Conclusion.  We have reviewed the entire pursuant to our obligation under G. L. c. 278, § 33E.  Although counsel unreasonably failed to consult with a mental health expert for trial, we conclude that the defendant has failed to establish that such a consultation would have provided a basis to challenge the Commonwealth’s theory of premeditated murder.  Because we conclude that, even if the interviews should have been excluded and even if the second interview formed the sole basis for the jury’s finding of extreme atrocity, there was ample evidence of premeditation independent of the interviews, the conviction of murder in the first degree stands.  Accordingly, neither trial counsel’s shortcomings nor the interests of justice require entry of a lesser degree of guilt or a new trial.  The defendant’s conviction and the order denying the defendant’s motion for a new trial are affirmed.

So ordered.

     [1] The note stated:

 

“I love you with all my heart.  I know you know that.  I’m sorry for not giving you a better life.  My heart aches for what I have done to you.  But remember to always follow your heart.  My mind is tired now, so I have to go.  Your [sic] the best thing that ever happened to me.  I will love you always for that, but something happened to me, with my bipolar and all, I snapped.  Lorraine will get what she deserves for coming between you and me.  I love you. . . Eunice.  P.S. Someday we will all know the real truth.  P.S.S.  [sic] . . . Tell Truth.  ‘Wasn’t my pain real’? by Eunice Field.”

     [2] Although, as discussed infra, the defendant asserts that her custodial statements made to both Brockton and Bridgewater police officers should have been suppressed, she does not contest the admissibility of her earlier noncustodial statements to the Brockton police, in which she admitted that she had killed the victim.

     [3] We note also that the judge instructed the jury regarding lack of criminal responsibility, even though the motion judge noted that the defendant had, at no time, demonstrated that lack of criminal responsibility was an available ground of defense.
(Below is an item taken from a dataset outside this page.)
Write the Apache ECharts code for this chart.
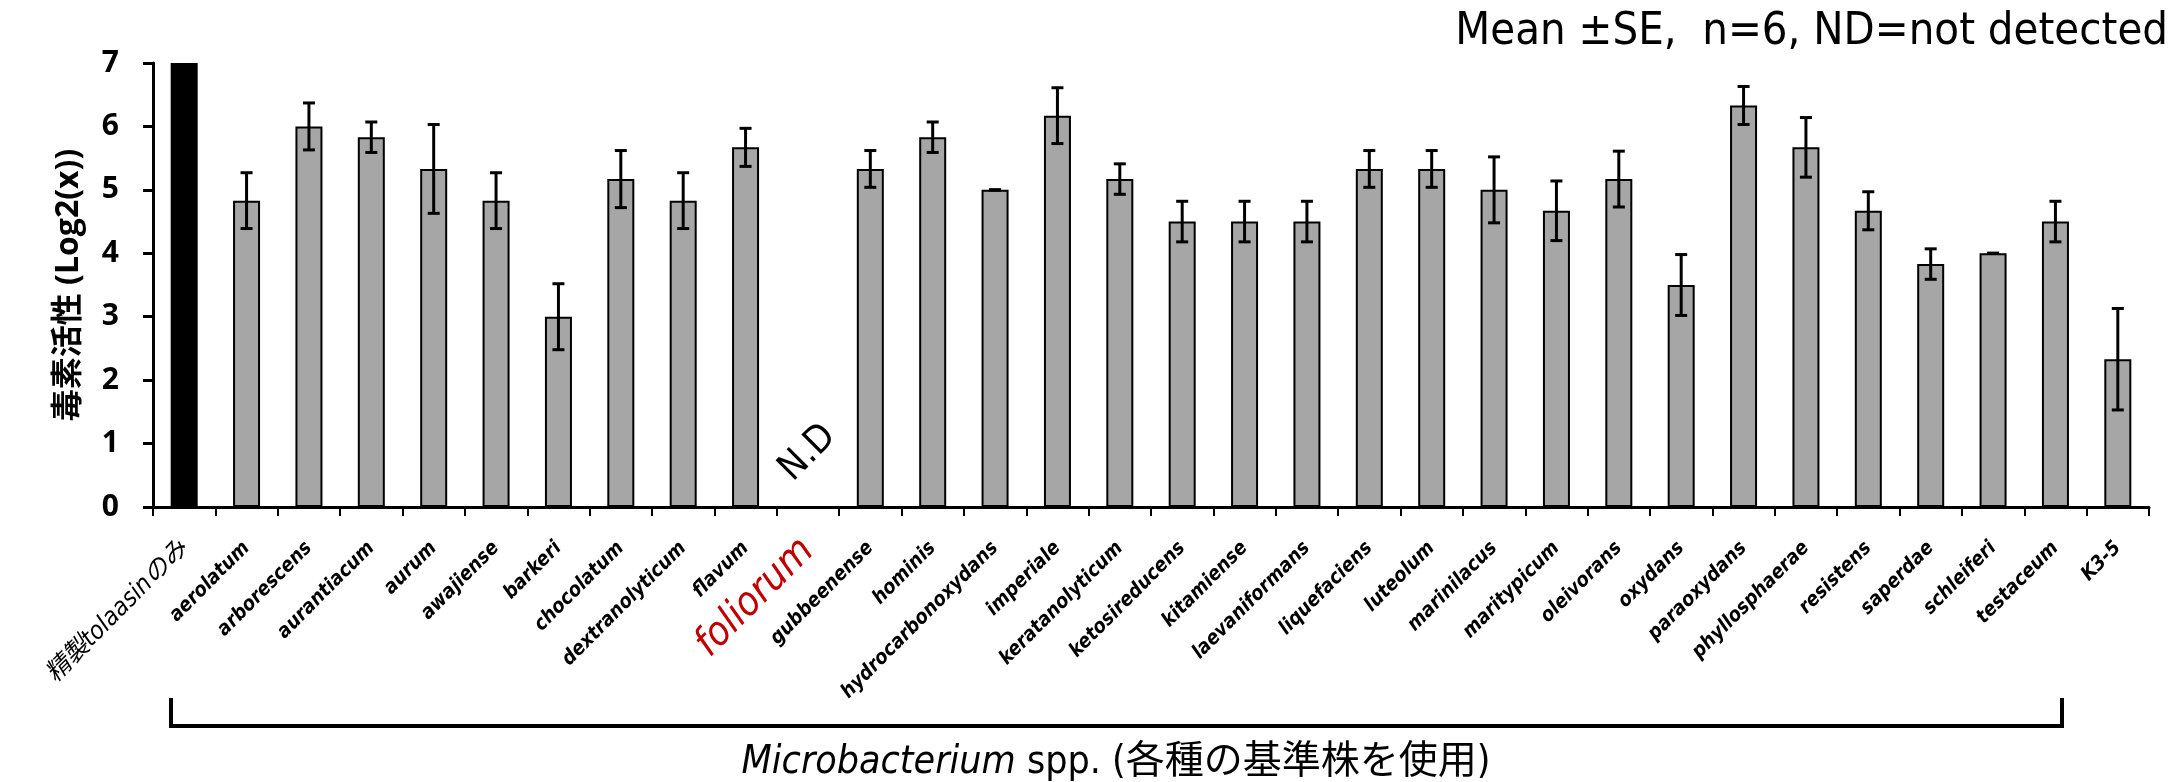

The defendant does not, however, argue on appeal that she was not criminally responsible.  Nor did the defense expert so testify at the new trial motion hearing.

          [4] Given the overwhelming evidence of guilt separate and distinct from the videorecorded interviews, it was reasonable to allow the jury to see the defendant’s behavior for themselves, rather than having witnesses describe it in an antiseptic fashion.